Robin Benoff has attended the minyan since its start. She does so in honor of her late husband, Allen, as well as for her son, Oren, who attends the Carlebach Yeshiva in Jerusalem. Benoff got her first taste of a Carlebach-style service when she and her husband visited him during Sukkot in ‘004. After her husband’s death the following year, Brodsky approached her about starting a minyan in Teaneck. Together they attended services at the Carlebach shul in New York — an experience Benoff will not forget.

"It combined Friday night meals, singing together, joining for Shabbos with all the beauty of it. You can get up and dance," she said. "It’s sort of cathartic…. Even though I’m probably the oldest person there," she added, "I’m welcomed with great love and made to feel as young as everybody else."

There are more than 100 Carlebach-style minyanim around the world, according to Citron, but many don’t have a message beyond singing.

"We’re not the Southern Baptists when it comes to building institutions. It’s a lot of good intentions without follow-through," he said of past attempts to duplicate New York’s Carlebach experience. Because of a lack of coordination, he said, many Carlebach minyanim burn out when their original founders leave town. Organizers of the Teaneck minyan are focusing on balancing the joyous singing, the deeper message of Shlomo Carlebach, and setting the minyan on the right organizational path, said Brodsky.

Many other minyanim focused on beautiful davening, Brodsky said, but did not invest in leadership development, childcare, or teaching.

"These are all priorities we are emphasizing and that makes us different," he said. "That’s why it’s so important for us to create a permanent venue that will allow Shlomo Carlebach’s teaching to become enduring as well as influential. Without that, it will become silent and fade into history."

"What Shlomo did was to bring to life for our generation the classic teachings of the classic chasidic masters of the 18th and 19th centuries. They are life-altering and extremely profound," Brodsky said. "This particular legacy is imperiled since Shlomo passed away."

Once people pass through the Carlebach shul in Manhattan or have other Carlebach experiences, they often have few options to turn to, outside of Israel, to continue those experiences, Brodsky said.

"We are the prototype," Citron said of the New York shul. "If we can create another prototype, it’ll be easier for the third one and the fourth one to get it right."

Jeremy Bob, who has attended the Teaneck minyan since its inception, agreed with Brodsky.
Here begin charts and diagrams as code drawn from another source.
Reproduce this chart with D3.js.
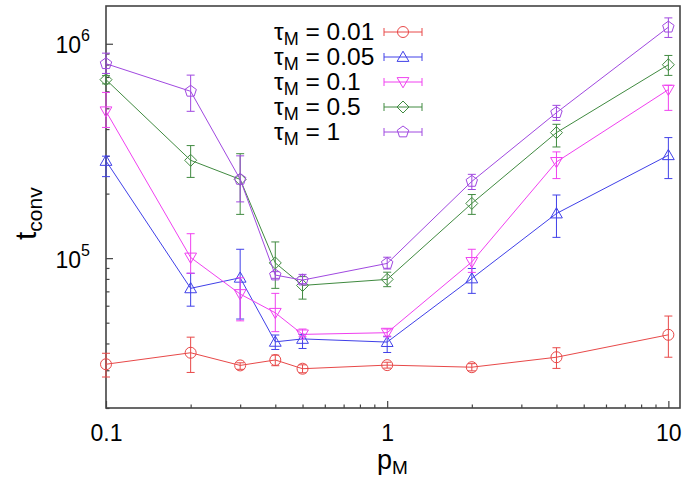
<!DOCTYPE html>
<html><head><meta charset="utf-8">
<script src="https://cdn.jsdelivr.net/npm/d3@7"></script>
<style>body{margin:0;background:#fff}svg{display:block}text{font-family:"Liberation Sans",Arial,Helvetica,sans-serif}</style>
</head><body><svg id="c" width="691" height="480"></svg>
<script>
const pM = [0.1,0.2,0.3,0.4,0.5,1,2,4,10];
const tauLabels = ["0.01","0.05","0.1","0.5","1"];
const t001 = [32000,36200,31600,33500,30500,31700,31000,34500,43900];
const t001Hi = [36000,42800,32500,35300,31800,32700,32200,38200,53700];
const t001Lo = [27900,29300,30300,31500,29200,30700,29800,30600,34500];
const t005 = [284000,72300,81000,40700,42000,40600,80400,161500,302000];
const t005Hi = [299000,85000,110000,43800,44100,43000,89500,197000,365000];
const t005Lo = [240000,59700,52000,37500,37900,36300,68500,125000,235000];
const t01 = [484000,100700,68000,55600,44100,44900,96000,281000,611000];
const t01Hi = [593000,130000,81000,68500,46700,46700,110000,313000,640000];
const t01Lo = [407000,85000,51000,45400,43000,43300,85800,235000,489000];
const t05 = [680000,286000,233000,95000,74600,79600,180000,385000,798000];
const t05Hi = [710000,335000,307000,119000,82000,86000,198000,421000,882000];
const t05Lo = [650000,238000,160000,72300,64400,73600,160000,330000,712000];
const t1 = [807000,600000,233000,83400,79000,94500,228000,477000,1195000];
const t1Hi = [904000,714000,300000,86500,84000,101000,246000,516000,1320000];
const t1Lo = [727000,484000,183000,80500,76000,89000,209000,439000,1070000];
const xMajor = [0.1,1,10];
const xMinor = [0.2,0.3,0.4,0.5,0.6,0.7,0.8,0.9,2,3,4,5,6,7,8,9];
const yMajor = [1e5,1e6];
const yMinor = [2e4,3e4,4e4,5e4,6e4,7e4,8e4,9e4,2e5,3e5,4e5,5e5,6e5,7e5,8e5,9e5];

const colors = ["#e84848","#4040e8","#f040f0","#408a40","#a048e0"];
const shapes = ["circle","triUp","triDown","diamond","pentagon"];
const series = [
  {v:t001,hi:t001Hi,lo:t001Lo},{v:t005,hi:t005Hi,lo:t005Lo},{v:t01,hi:t01Hi,lo:t01Lo},
  {v:t05,hi:t05Hi,lo:t05Lo},{v:t1,hi:t1Hi,lo:t1Lo}
];

const L=106,R=680,T=6,B=408;
const x = d3.scaleLog().domain([0.1,11]).range([L,R]);
const y = d3.scaleLog().domain([2e4,1.5e6]).range([B,T]);
const svg = d3.select("#c");

function shapePath(s){
  const p = d3.path();
  if(s==="circle"){p.arc(0,0,5.5,0,2*Math.PI);p.closePath();return p.toString();}
  let pts=[];
  if(s==="triUp"){const r=6.8;for(let i=0;i<3;i++){const a=-Math.PI/2+i*2*Math.PI/3;pts.push([r*Math.cos(a),r*Math.sin(a)+1]);}}
  if(s==="triDown"){const r=6.8;for(let i=0;i<3;i++){const a=Math.PI/2+i*2*Math.PI/3;pts.push([r*Math.cos(a),r*Math.sin(a)-1]);}}
  if(s==="diamond"){const r=6;for(let i=0;i<4;i++){const a=i*Math.PI/2;pts.push([r*Math.cos(a),r*Math.sin(a)]);}}
  if(s==="pentagon"){const r=6;for(let i=0;i<5;i++){const a=-Math.PI/2+i*2*Math.PI/5;pts.push([r*Math.cos(a),r*Math.sin(a)]);}}
  p.moveTo(pts[0][0],pts[0][1]);pts.slice(1).forEach(q=>p.lineTo(q[0],q[1]));p.closePath();
  return p.toString();
}

// axes
const axCol="#444";
const gx = svg.append("g").attr("transform",`translate(0,${B})`);
gx.call(d3.axisBottom(x).tickValues(xMinor).tickSize(-3.5).tickFormat(""));
const gx2 = svg.append("g").attr("transform",`translate(0,${B})`);
gx2.call(d3.axisBottom(x).tickValues(xMajor).tickSize(-7).tickPadding(17).tickFormat(d3.format("")));
const gy = svg.append("g").attr("transform",`translate(${L},0)`);
gy.call(d3.axisLeft(y).tickValues(yMinor).tickSize(-3.5).tickFormat(""));
const gy2 = svg.append("g").attr("transform",`translate(${L},0)`);
gy2.call(d3.axisLeft(y).tickValues(yMajor).tickSize(-7).tickPadding(16).tickFormat(""));
[gx,gx2,gy,gy2].forEach(g=>{g.select(".domain").remove();g.selectAll("line").attr("stroke",axCol).attr("stroke-width",1.2);});
gx2.selectAll("text").attr("font-size",23).attr("fill","#000");
gy2.selectAll(".tick text").each(function(d){
  const t=d3.select(this).attr("font-size",23).attr("fill","#000").attr("dy","0.4em");
  t.append("tspan").text("10");
  t.append("tspan").attr("font-size",16).attr("dy","-0.75em").text(Math.round(Math.log10(d)));
});
svg.append("rect").attr("x",L).attr("y",T).attr("width",R-L).attr("height",B-T)
  .attr("fill","none").attr("stroke",axCol).attr("stroke-width",1.6);

// axis titles
svg.append("text").attr("x",377).attr("y",469).attr("font-size",27).attr("fill","#000")
  .call(t=>{t.append("tspan").text("p");t.append("tspan").attr("font-size",19).attr("dy",5).text("M");});
svg.append("text").attr("transform","translate(36,240) rotate(-90)").attr("font-size",30).attr("fill","#000")
  .call(t=>{t.append("tspan").text("t");t.append("tspan").attr("font-size",21).attr("dy",6).text("conv");});

// series
const line = d3.line().x(d=>x(d[0])).y(d=>y(d[1]));
series.forEach((s,i)=>{
  const g=svg.append("g").attr("stroke",colors[i]).attr("fill","none").attr("stroke-width",1);
  const pts=pM.map((p,j)=>[p,s.v[j]]);
  g.append("path").attr("d",line(pts));
  pM.forEach((p,j)=>{
    const cx=x(p);
    g.append("line").attr("x1",cx).attr("x2",cx).attr("y1",y(s.lo[j])).attr("y2",y(s.hi[j]));
    g.append("line").attr("x1",cx-4).attr("x2",cx+4).attr("y1",y(s.lo[j])).attr("y2",y(s.lo[j]));
    g.append("line").attr("x1",cx-4).attr("x2",cx+4).attr("y1",y(s.hi[j])).attr("y2",y(s.hi[j]));
    g.append("path").attr("d",shapePath(shapes[i])).attr("transform",`translate(${cx},${y(s.v[j])})`);
  });
});

// legend
tauLabels.forEach((lab,i)=>{
  const cy=32+i*25;
  const t=svg.append("text").attr("x",274).attr("y",cy+8).attr("font-size",24.5).attr("fill","#000");
  t.append("tspan").text("τ");
  t.append("tspan").attr("font-size",18).attr("dy",5).text("M");
  t.append("tspan").attr("dy",-5).text(" = "+lab);
  const g=svg.append("g").attr("stroke",colors[i]).attr("fill","none").attr("stroke-width",1);
  g.append("line").attr("x1",384).attr("x2",422).attr("y1",cy).attr("y2",cy);
  g.append("line").attr("x1",384).attr("x2",384).attr("y1",cy-4).attr("y2",cy+4);
  g.append("line").attr("x1",422).attr("x2",422).attr("y1",cy-4).attr("y2",cy+4);
  g.append("path").attr("d",shapePath(shapes[i])).attr("transform",`translate(403,${cy})`);
});
</script></body></html>
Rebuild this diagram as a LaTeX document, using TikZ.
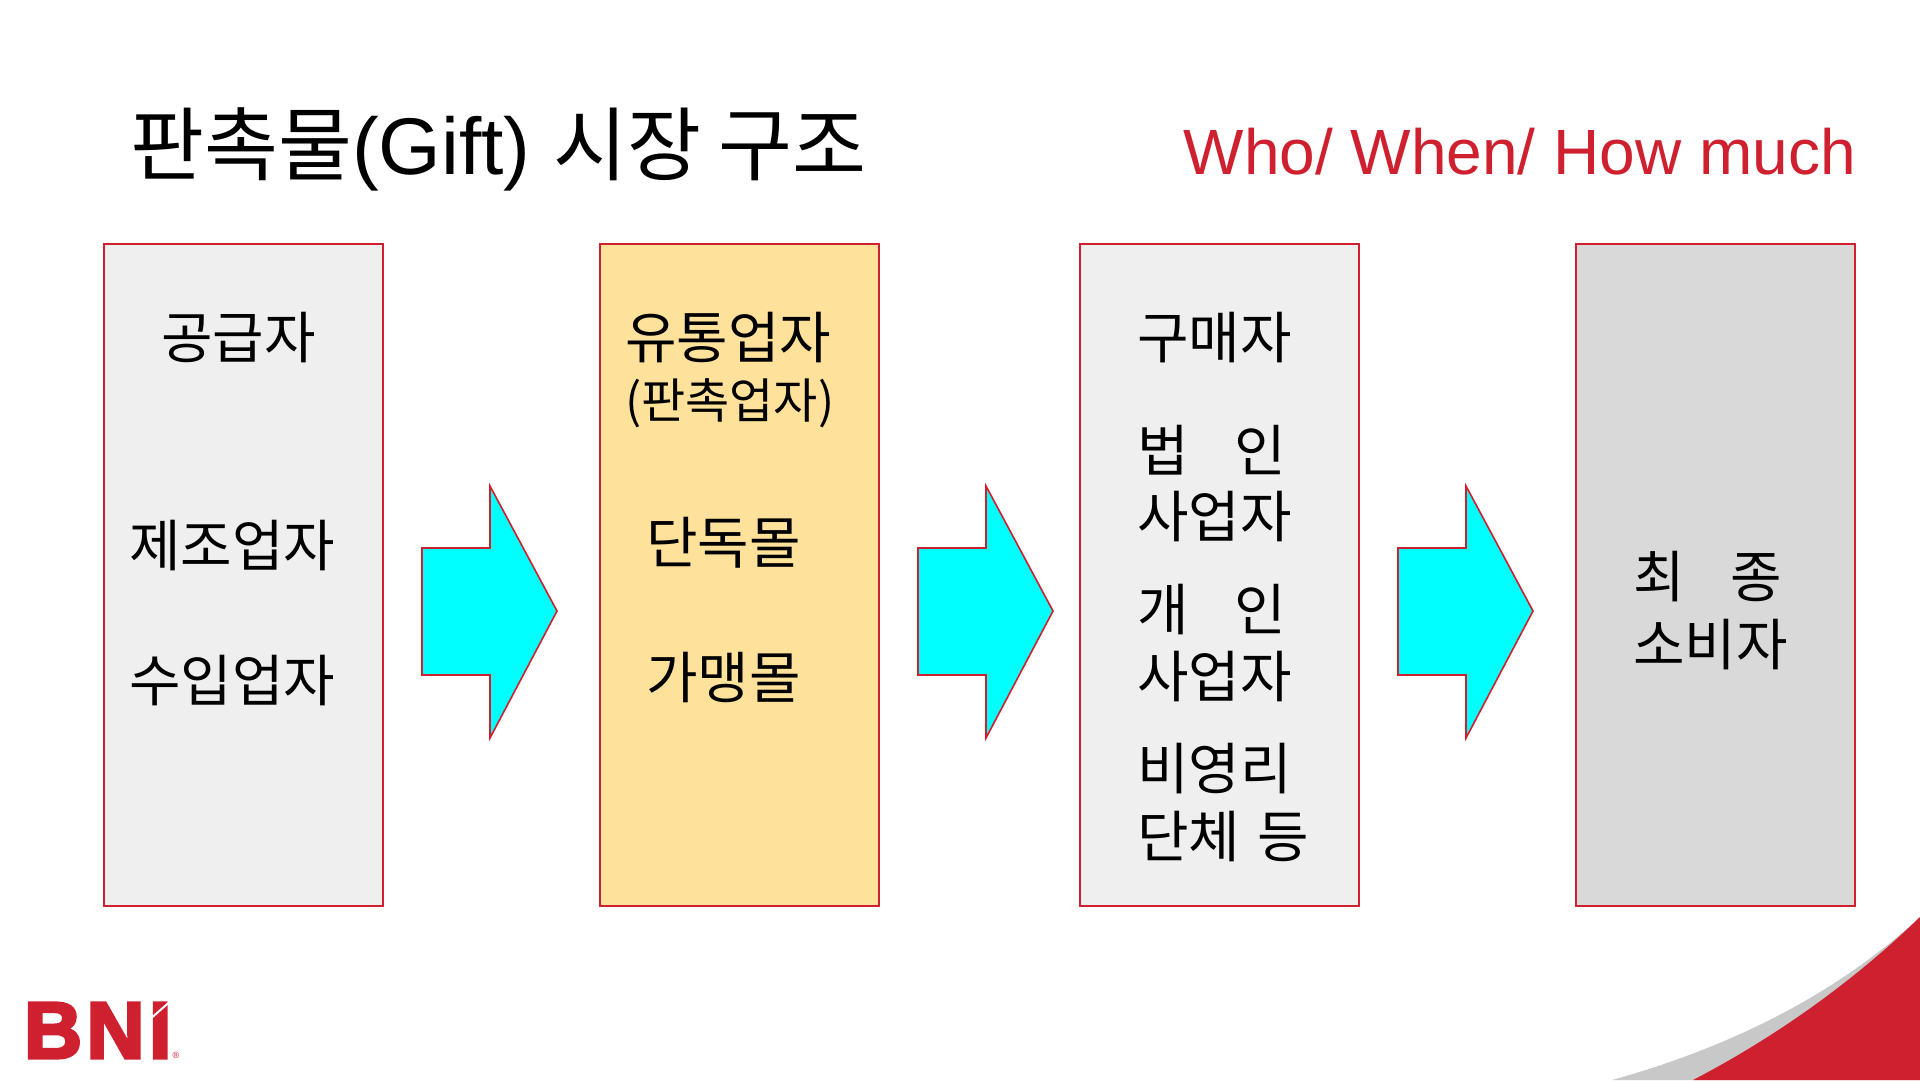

Bob first encountered Carlebach’s melodies during his undergraduate years at Columbia, when he went to the Carlebach shul for Simchat Torah. Ever since he has tried to get involved whenever he has found a Carlebach minyan.

"Many minyanim in Teaneck run through the prayer services a little mechanically. Orthodox Judaism is certainly about an amount of discipline, but also joy and spirit. I hope the Carlebach minyan can inject that," Bob said.

This year, Bob will co-lead the minyan’s High Holy Day services with fellow member Steve Styler. The Carlebach style service addresses a need within Judaism, Styler said.

"A deep and apparently ever-increasing spiritual need amongst our brothers and sisters for a deeper, richer, more musical service — for a community where differences are not just tolerated but embraced," he said.

Styler said that his spirits are lifted and his spirituality is deepened whenever he attends a Carlebach event. "One can find chasidim, people who are Orthodox, and people who are not Orthodox. All of who come with a deep and almost passionate appreciation of the spiritual," he said of his Carlebach experiences.

By working closely with Citron to create this outpost in Teaneck, Brodsky hopes to preserve Carlebach’s legacy of music and Torah. "We’re determined that the only option is to succeed and we’ll do whatever it takes to make that happen," he said.